=== Task instructions ===
Without the pictures, please reproduce only the lines from the one with "What Plotly code" through the one with "annotations = []", both included.

=== Source records ===

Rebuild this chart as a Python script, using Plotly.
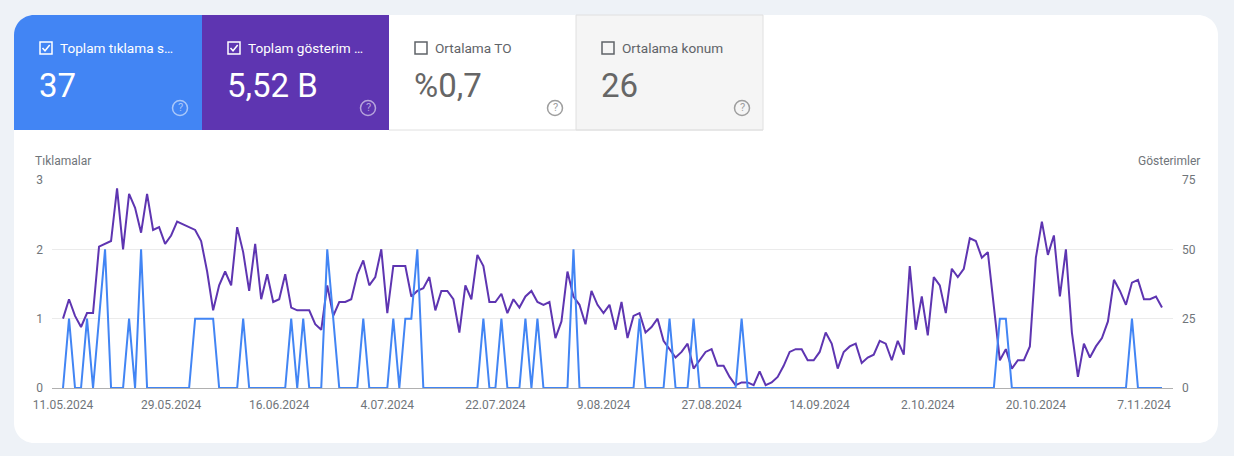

---

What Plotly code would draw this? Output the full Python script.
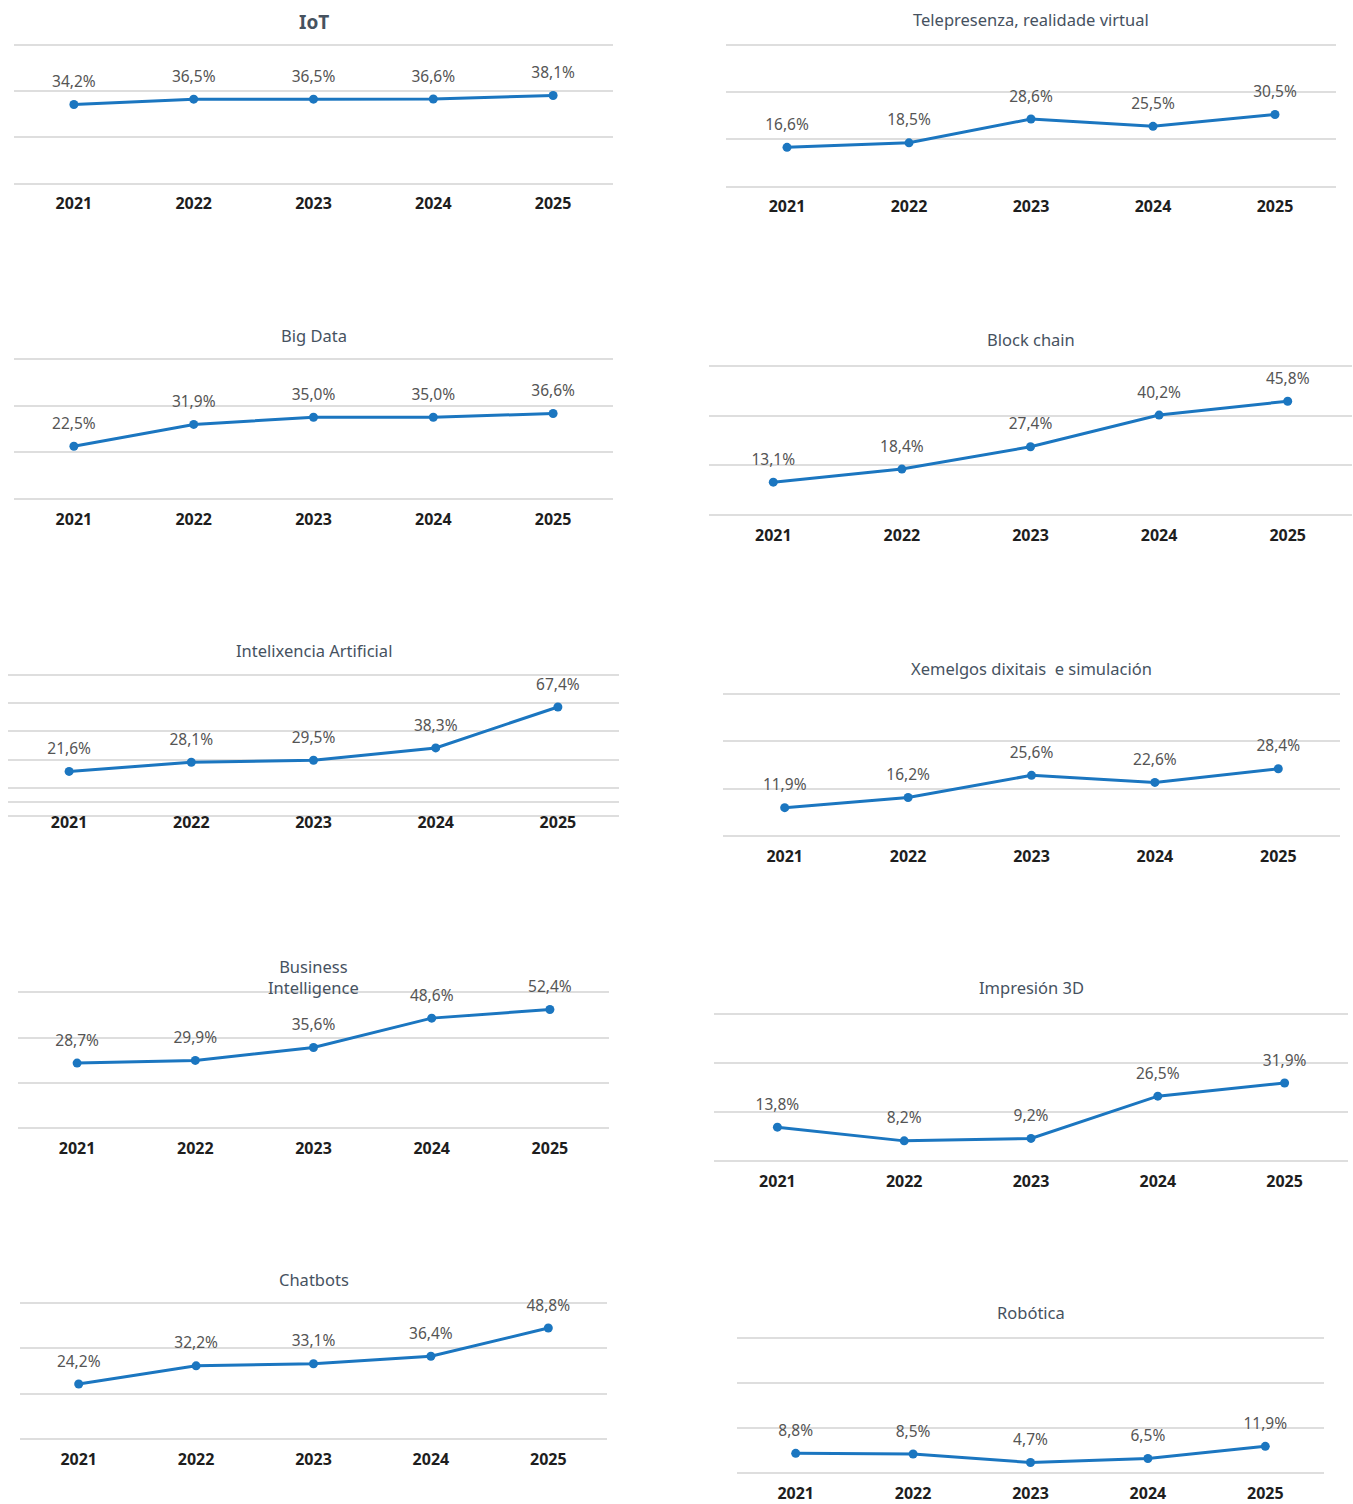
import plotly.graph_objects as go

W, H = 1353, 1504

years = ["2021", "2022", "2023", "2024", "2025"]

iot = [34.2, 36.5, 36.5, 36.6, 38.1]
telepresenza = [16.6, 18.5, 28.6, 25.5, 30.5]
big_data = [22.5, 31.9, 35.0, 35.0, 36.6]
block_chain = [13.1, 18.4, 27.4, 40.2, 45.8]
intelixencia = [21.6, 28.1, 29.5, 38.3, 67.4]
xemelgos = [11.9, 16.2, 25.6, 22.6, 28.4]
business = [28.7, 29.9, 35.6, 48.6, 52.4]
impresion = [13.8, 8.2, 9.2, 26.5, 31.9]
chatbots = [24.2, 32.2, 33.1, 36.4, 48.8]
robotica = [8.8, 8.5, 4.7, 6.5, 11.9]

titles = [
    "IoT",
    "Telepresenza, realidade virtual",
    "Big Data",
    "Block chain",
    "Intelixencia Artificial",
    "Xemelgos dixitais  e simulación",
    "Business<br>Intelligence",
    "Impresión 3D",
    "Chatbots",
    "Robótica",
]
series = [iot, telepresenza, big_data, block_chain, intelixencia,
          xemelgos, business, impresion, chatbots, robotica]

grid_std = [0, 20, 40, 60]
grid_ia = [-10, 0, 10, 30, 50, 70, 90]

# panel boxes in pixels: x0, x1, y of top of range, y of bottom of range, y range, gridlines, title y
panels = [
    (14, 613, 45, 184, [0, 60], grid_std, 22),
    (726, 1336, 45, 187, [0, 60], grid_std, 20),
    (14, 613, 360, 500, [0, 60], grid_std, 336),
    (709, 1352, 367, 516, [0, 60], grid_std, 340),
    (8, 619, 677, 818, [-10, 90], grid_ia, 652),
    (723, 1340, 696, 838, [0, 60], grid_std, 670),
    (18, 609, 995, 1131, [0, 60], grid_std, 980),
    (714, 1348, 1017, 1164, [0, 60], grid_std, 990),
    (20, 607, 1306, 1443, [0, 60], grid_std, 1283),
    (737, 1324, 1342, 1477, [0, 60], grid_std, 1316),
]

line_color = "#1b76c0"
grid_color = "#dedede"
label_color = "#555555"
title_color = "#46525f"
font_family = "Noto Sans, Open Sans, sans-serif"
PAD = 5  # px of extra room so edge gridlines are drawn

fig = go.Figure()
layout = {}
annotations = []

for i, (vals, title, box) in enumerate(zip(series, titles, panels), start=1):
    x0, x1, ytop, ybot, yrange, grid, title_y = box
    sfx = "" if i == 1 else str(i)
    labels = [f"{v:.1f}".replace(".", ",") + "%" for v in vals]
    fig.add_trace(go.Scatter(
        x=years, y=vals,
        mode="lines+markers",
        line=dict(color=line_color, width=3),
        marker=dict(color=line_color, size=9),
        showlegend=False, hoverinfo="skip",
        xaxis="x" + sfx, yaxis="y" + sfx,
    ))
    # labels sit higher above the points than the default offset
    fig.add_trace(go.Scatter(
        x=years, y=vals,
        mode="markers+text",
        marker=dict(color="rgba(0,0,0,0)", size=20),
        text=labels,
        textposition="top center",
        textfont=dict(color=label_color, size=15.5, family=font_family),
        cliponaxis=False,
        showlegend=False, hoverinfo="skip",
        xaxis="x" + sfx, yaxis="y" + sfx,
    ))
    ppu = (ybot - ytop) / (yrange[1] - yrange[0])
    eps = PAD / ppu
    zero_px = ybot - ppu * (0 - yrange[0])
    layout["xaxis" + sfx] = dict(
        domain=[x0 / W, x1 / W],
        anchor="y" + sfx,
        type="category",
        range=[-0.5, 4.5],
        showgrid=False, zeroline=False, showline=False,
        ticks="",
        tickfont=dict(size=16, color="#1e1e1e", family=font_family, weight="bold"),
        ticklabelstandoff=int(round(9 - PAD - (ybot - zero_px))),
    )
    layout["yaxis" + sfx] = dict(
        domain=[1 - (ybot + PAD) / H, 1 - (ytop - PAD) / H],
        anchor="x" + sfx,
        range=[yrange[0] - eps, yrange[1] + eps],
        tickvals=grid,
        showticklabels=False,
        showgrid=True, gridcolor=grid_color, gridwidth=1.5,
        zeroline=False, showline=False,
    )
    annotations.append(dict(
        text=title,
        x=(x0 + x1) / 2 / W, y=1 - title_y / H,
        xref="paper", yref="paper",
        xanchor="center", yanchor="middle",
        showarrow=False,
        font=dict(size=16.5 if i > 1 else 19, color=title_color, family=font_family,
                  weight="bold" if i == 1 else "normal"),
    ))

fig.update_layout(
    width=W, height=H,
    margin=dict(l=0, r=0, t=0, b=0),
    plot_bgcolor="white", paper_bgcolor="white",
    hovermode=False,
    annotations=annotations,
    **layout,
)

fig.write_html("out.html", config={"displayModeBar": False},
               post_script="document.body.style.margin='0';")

=== Task result ===
What Plotly code would draw this? Output the full Python script.
import plotly.graph_objects as go

W, H = 1353, 1504

years = ["2021", "2022", "2023", "2024", "2025"]

iot = [34.2, 36.5, 36.5, 36.6, 38.1]
telepresenza = [16.6, 18.5, 28.6, 25.5, 30.5]
big_data = [22.5, 31.9, 35.0, 35.0, 36.6]
block_chain = [13.1, 18.4, 27.4, 40.2, 45.8]
intelixencia = [21.6, 28.1, 29.5, 38.3, 67.4]
xemelgos = [11.9, 16.2, 25.6, 22.6, 28.4]
business = [28.7, 29.9, 35.6, 48.6, 52.4]
impresion = [13.8, 8.2, 9.2, 26.5, 31.9]
chatbots = [24.2, 32.2, 33.1, 36.4, 48.8]
robotica = [8.8, 8.5, 4.7, 6.5, 11.9]

titles = [
    "IoT",
    "Telepresenza, realidade virtual",
    "Big Data",
    "Block chain",
    "Intelixencia Artificial",
    "Xemelgos dixitais  e simulación",
    "Business<br>Intelligence",
    "Impresión 3D",
    "Chatbots",
    "Robótica",
]
series = [iot, telepresenza, big_data, block_chain, intelixencia,
          xemelgos, business, impresion, chatbots, robotica]

grid_std = [0, 20, 40, 60]
grid_ia = [-10, 0, 10, 30, 50, 70, 90]

# panel boxes in pixels: x0, x1, y of top of range, y of bottom of range, y range, gridlines, title y
panels = [
    (14, 613, 45, 184, [0, 60], grid_std, 22),
    (726, 1336, 45, 187, [0, 60], grid_std, 20),
    (14, 613, 360, 500, [0, 60], grid_std, 336),
    (709, 1352, 367, 516, [0, 60], grid_std, 340),
    (8, 619, 677, 818, [-10, 90], grid_ia, 652),
    (723, 1340, 696, 838, [0, 60], grid_std, 670),
    (18, 609, 995, 1131, [0, 60], grid_std, 980),
    (714, 1348, 1017, 1164, [0, 60], grid_std, 990),
    (20, 607, 1306, 1443, [0, 60], grid_std, 1283),
    (737, 1324, 1342, 1477, [0, 60], grid_std, 1316),
]

line_color = "#1b76c0"
grid_color = "#dedede"
label_color = "#555555"
title_color = "#46525f"
font_family = "Noto Sans, Open Sans, sans-serif"
PAD = 5  # px of extra room so edge gridlines are drawn

fig = go.Figure()
layout = {}
annotations = []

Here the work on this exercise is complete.